» Supplied material:
====================

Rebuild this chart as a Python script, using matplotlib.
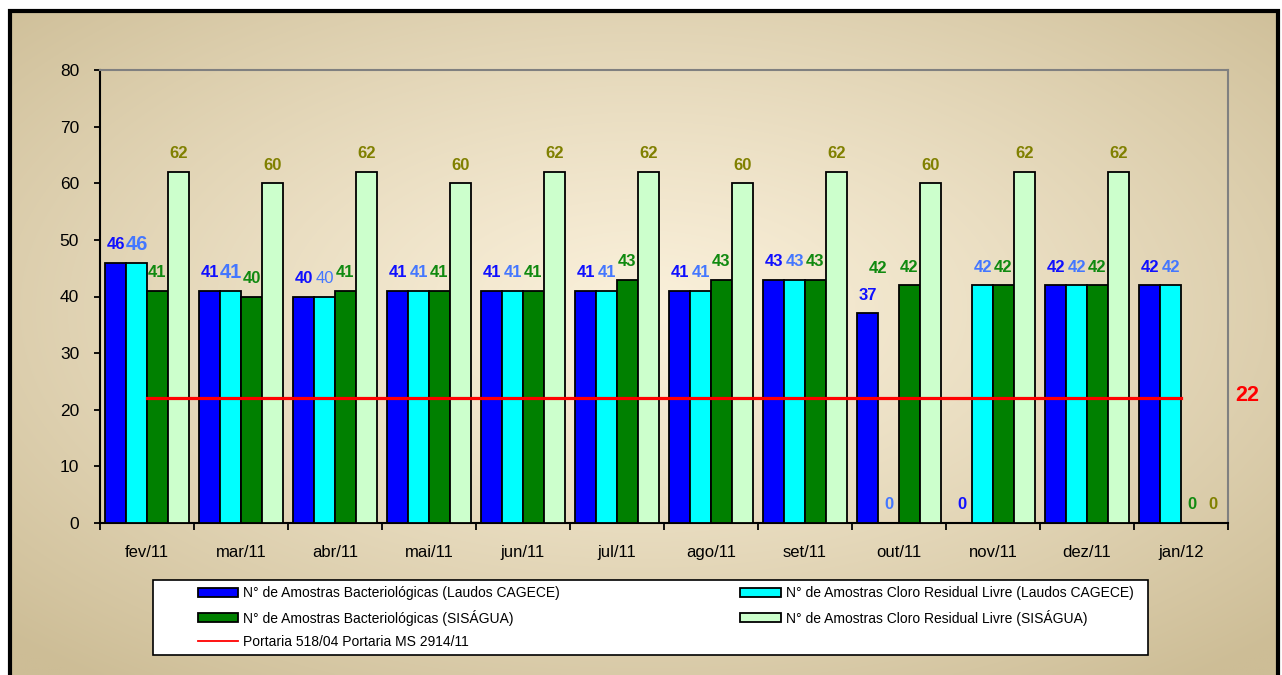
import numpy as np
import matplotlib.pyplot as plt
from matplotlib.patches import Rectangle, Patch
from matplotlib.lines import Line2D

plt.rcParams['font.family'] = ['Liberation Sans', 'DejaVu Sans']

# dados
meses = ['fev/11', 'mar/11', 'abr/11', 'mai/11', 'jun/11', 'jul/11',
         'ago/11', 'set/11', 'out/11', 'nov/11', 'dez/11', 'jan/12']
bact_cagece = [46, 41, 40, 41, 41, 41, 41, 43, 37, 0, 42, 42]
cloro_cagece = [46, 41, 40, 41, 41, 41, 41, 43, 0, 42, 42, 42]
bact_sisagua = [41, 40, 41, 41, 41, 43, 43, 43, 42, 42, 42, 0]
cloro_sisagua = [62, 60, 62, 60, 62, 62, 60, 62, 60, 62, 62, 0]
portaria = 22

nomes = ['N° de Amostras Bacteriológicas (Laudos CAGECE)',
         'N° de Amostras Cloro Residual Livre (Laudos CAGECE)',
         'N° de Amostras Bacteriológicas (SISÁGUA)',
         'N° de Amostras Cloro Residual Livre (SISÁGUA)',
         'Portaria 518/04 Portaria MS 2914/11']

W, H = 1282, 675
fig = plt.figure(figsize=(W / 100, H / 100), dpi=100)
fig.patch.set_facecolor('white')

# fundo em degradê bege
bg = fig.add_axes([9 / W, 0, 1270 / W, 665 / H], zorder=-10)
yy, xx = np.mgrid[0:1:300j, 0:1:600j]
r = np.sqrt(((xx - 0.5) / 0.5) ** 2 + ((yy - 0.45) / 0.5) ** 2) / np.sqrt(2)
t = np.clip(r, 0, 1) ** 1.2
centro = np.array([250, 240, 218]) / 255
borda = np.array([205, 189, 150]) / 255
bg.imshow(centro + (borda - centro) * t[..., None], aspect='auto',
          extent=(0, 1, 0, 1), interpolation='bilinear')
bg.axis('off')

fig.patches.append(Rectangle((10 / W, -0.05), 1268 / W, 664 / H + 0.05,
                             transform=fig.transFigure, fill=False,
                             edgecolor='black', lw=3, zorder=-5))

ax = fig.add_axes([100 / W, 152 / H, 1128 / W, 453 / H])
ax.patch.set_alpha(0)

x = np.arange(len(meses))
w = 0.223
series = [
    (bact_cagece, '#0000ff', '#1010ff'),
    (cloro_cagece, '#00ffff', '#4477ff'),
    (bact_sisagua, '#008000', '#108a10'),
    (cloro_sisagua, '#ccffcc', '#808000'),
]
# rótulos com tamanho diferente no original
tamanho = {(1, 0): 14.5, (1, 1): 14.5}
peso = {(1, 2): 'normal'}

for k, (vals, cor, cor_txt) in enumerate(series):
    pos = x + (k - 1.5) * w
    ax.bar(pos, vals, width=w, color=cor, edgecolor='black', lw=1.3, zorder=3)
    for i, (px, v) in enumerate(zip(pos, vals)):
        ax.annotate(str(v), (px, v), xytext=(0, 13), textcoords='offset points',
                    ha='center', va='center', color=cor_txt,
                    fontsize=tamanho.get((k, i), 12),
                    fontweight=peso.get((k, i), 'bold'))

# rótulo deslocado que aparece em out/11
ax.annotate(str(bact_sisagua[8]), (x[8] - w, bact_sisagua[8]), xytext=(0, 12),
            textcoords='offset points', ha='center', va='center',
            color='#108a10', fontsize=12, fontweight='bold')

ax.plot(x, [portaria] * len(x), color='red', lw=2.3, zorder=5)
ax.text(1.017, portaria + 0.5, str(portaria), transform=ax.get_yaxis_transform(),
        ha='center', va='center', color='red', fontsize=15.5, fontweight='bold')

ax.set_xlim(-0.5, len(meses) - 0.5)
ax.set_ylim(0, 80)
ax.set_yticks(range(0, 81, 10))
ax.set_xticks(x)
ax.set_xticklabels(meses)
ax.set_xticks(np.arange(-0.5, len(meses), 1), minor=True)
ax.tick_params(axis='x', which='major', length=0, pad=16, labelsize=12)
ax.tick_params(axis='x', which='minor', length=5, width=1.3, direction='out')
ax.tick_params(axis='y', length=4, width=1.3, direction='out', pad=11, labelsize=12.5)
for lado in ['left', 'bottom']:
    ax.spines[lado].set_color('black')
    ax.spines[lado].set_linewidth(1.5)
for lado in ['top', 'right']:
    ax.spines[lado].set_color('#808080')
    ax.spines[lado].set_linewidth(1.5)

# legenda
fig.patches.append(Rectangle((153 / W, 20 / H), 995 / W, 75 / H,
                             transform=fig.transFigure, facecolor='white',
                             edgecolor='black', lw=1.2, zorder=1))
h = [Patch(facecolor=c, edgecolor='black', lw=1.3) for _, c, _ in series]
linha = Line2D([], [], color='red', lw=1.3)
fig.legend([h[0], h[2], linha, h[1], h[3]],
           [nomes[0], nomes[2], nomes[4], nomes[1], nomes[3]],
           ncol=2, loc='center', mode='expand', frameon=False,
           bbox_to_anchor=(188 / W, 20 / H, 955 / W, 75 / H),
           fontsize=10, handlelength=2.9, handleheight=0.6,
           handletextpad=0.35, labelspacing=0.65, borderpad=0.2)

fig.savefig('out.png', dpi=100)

====================

» Problem description: Copy every line of the data exactly as written, excluding the pictures.

» The answer:
Rebuild this chart as a Python script, using matplotlib.
import numpy as np
import matplotlib.pyplot as plt
from matplotlib.patches import Rectangle, Patch
from matplotlib.lines import Line2D

plt.rcParams['font.family'] = ['Liberation Sans', 'DejaVu Sans']

# dados
meses = ['fev/11', 'mar/11', 'abr/11', 'mai/11', 'jun/11', 'jul/11',
         'ago/11', 'set/11', 'out/11', 'nov/11', 'dez/11', 'jan/12']
bact_cagece = [46, 41, 40, 41, 41, 41, 41, 43, 37, 0, 42, 42]
cloro_cagece = [46, 41, 40, 41, 41, 41, 41, 43, 0, 42, 42, 42]
bact_sisagua = [41, 40, 41, 41, 41, 43, 43, 43, 42, 42, 42, 0]
cloro_sisagua = [62, 60, 62, 60, 62, 62, 60, 62, 60, 62, 62, 0]
portaria = 22

nomes = ['N° de Amostras Bacteriológicas (Laudos CAGECE)',
         'N° de Amostras Cloro Residual Livre (Laudos CAGECE)',
         'N° de Amostras Bacteriológicas (SISÁGUA)',
         'N° de Amostras Cloro Residual Livre (SISÁGUA)',
         'Portaria 518/04 Portaria MS 2914/11']

W, H = 1282, 675
fig = plt.figure(figsize=(W / 100, H / 100), dpi=100)
fig.patch.set_facecolor('white')

# fundo em degradê bege
bg = fig.add_axes([9 / W, 0, 1270 / W, 665 / H], zorder=-10)
yy, xx = np.mgrid[0:1:300j, 0:1:600j]
r = np.sqrt(((xx - 0.5) / 0.5) ** 2 + ((yy - 0.45) / 0.5) ** 2) / np.sqrt(2)
t = np.clip(r, 0, 1) ** 1.2
centro = np.array([250, 240, 218]) / 255
borda = np.array([205, 189, 150]) / 255
bg.imshow(centro + (borda - centro) * t[..., None], aspect='auto',
          extent=(0, 1, 0, 1), interpolation='bilinear')
bg.axis('off')

fig.patches.append(Rectangle((10 / W, -0.05), 1268 / W, 664 / H + 0.05,
                             transform=fig.transFigure, fill=False,
                             edgecolor='black', lw=3, zorder=-5))

ax = fig.add_axes([100 / W, 152 / H, 1128 / W, 453 / H])
ax.patch.set_alpha(0)

x = np.arange(len(meses))
w = 0.223
series = [
    (bact_cagece, '#0000ff', '#1010ff'),
    (cloro_cagece, '#00ffff', '#4477ff'),
    (bact_sisagua, '#008000', '#108a10'),
    (cloro_sisagua, '#ccffcc', '#808000'),
]
# rótulos com tamanho diferente no original
tamanho = {(1, 0): 14.5, (1, 1): 14.5}
peso = {(1, 2): 'normal'}

for k, (vals, cor, cor_txt) in enumerate(series):
    pos = x + (k - 1.5) * w
    ax.bar(pos, vals, width=w, color=cor, edgecolor='black', lw=1.3, zorder=3)
    for i, (px, v) in enumerate(zip(pos, vals)):
        ax.annotate(str(v), (px, v), xytext=(0, 13), textcoords='offset points',
                    ha='center', va='center', color=cor_txt,
                    fontsize=tamanho.get((k, i), 12),
                    fontweight=peso.get((k, i), 'bold'))

# rótulo deslocado que aparece em out/11
ax.annotate(str(bact_sisagua[8]), (x[8] - w, bact_sisagua[8]), xytext=(0, 12),
            textcoords='offset points', ha='center', va='center',
            color='#108a10', fontsize=12, fontweight='bold')

ax.plot(x, [portaria] * len(x), color='red', lw=2.3, zorder=5)
ax.text(1.017, portaria + 0.5, str(portaria), transform=ax.get_yaxis_transform(),
        ha='center', va='center', color='red', fontsize=15.5, fontweight='bold')

ax.set_xlim(-0.5, len(meses) - 0.5)
ax.set_ylim(0, 80)
ax.set_yticks(range(0, 81, 10))
ax.set_xticks(x)
ax.set_xticklabels(meses)
ax.set_xticks(np.arange(-0.5, len(meses), 1), minor=True)
ax.tick_params(axis='x', which='major', length=0, pad=16, labelsize=12)
ax.tick_params(axis='x', which='minor', length=5, width=1.3, direction='out')
ax.tick_params(axis='y', length=4, width=1.3, direction='out', pad=11, labelsize=12.5)
for lado in ['left', 'bottom']:
    ax.spines[lado].set_color('black')
    ax.spines[lado].set_linewidth(1.5)
for lado in ['top', 'right']:
    ax.spines[lado].set_color('#808080')
    ax.spines[lado].set_linewidth(1.5)

# legenda
fig.patches.append(Rectangle((153 / W, 20 / H), 995 / W, 75 / H,
                             transform=fig.transFigure, facecolor='white',
                             edgecolor='black', lw=1.2, zorder=1))
h = [Patch(facecolor=c, edgecolor='black', lw=1.3) for _, c, _ in series]
linha = Line2D([], [], color='red', lw=1.3)
fig.legend([h[0], h[2], linha, h[1], h[3]],
           [nomes[0], nomes[2], nomes[4], nomes[1], nomes[3]],
           ncol=2, loc='center', mode='expand', frameon=False,
           bbox_to_anchor=(188 / W, 20 / H, 955 / W, 75 / H),
           fontsize=10, handlelength=2.9, handleheight=0.6,
           handletextpad=0.35, labelspacing=0.65, borderpad=0.2)

fig.savefig('out.png', dpi=100)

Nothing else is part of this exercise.